人们每天都面临和解决这样的悖论,但是有的时候,悖论会达到难以解决的程度,因此就会产生急剧的变革。面对这种情况,我们往往不知道要做什么,更不用说怎么做了。并且,随着社会接近悖论的极限,发展和崩溃之间就开始了竞赛。社会很少会保持在一个极限停滞不前。相反,如果它们不知道如何打破这个极限,它们所面临的问题就会变得难以控制。我所说的五个天启骑士中,就会有一些或者全部失去控制,饥荒、疾病、迁移和国家崩溃——尤其是加上气候变化的因素时——会使社会停止发展几个世纪,甚至会将社会带入一个黑暗世纪。

当社会发展指数达到24分左右,就会出现一个硬上限。公元前1200年后,西方的社会发展就是在这个水平停滞然后崩溃的。不过,最重要的一个门槛是在43分左右,我称之为硬上限。公元1世纪的时候,西方的发展达到了这个硬上限,然后就崩溃了;大约1000年之后,东方的社会发展也遇到了同样的问题。这个硬上限严格限制了农业帝国的发展。突破这个硬上限的唯一办法就是开发化石燃料中储存的能量,就像1750年后的西方人那样。

将社会因素和生物因素联系起来,能解释很多历史进程,告诉我们人类是如何推动社会发展的,并且为什么在某一时刻社会发展迅速,而其他时候却发展缓慢,甚至倒退。但是,即使我们将生物因素和社会因素联系在一起,还是无法解释清楚为什么是西方统治着世界。要解释这个问题,我们还需要借助于地理因素。

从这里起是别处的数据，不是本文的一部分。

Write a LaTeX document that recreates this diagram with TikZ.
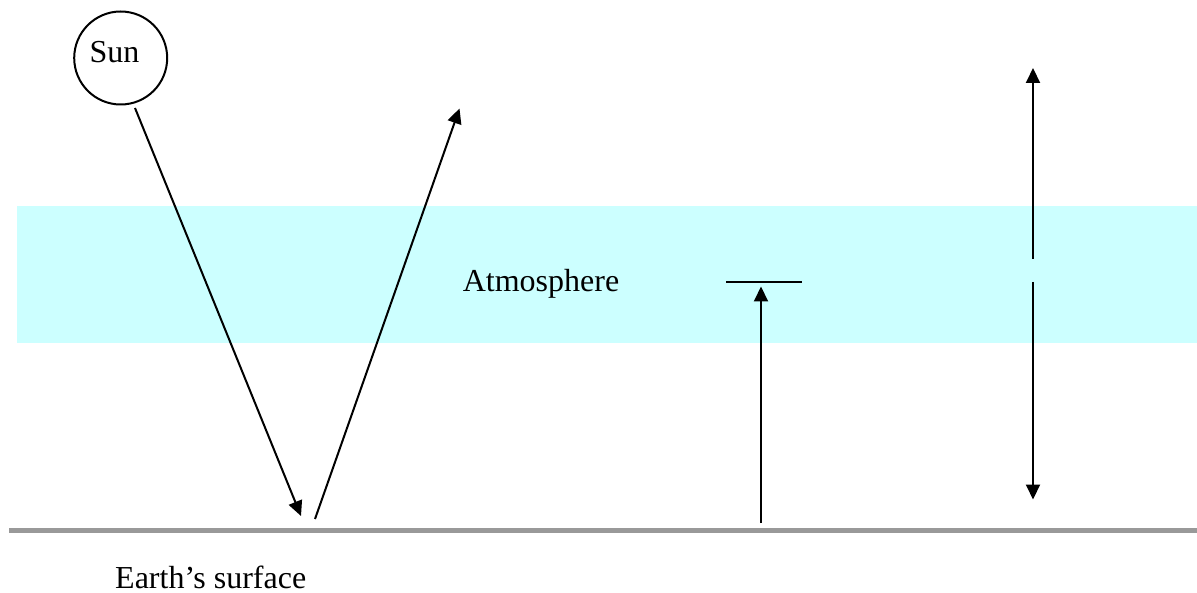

我已经强调过地理因素和社会发展的相互关系:一方面,自然环境影响了社会发展的进程;另一方面,社会发展的变化改变了自然环境的意义。2000年前,生活在煤田之上并没有多大意义,但是从200年前起,这开始变得意义非凡。通过利用煤炭资源,社会比以往任何时候发展得都要迅速——以至于在1900年后不久就产生了新的能源替代了煤炭资源。一切都发生了变化,包括地理因素对人类的意义。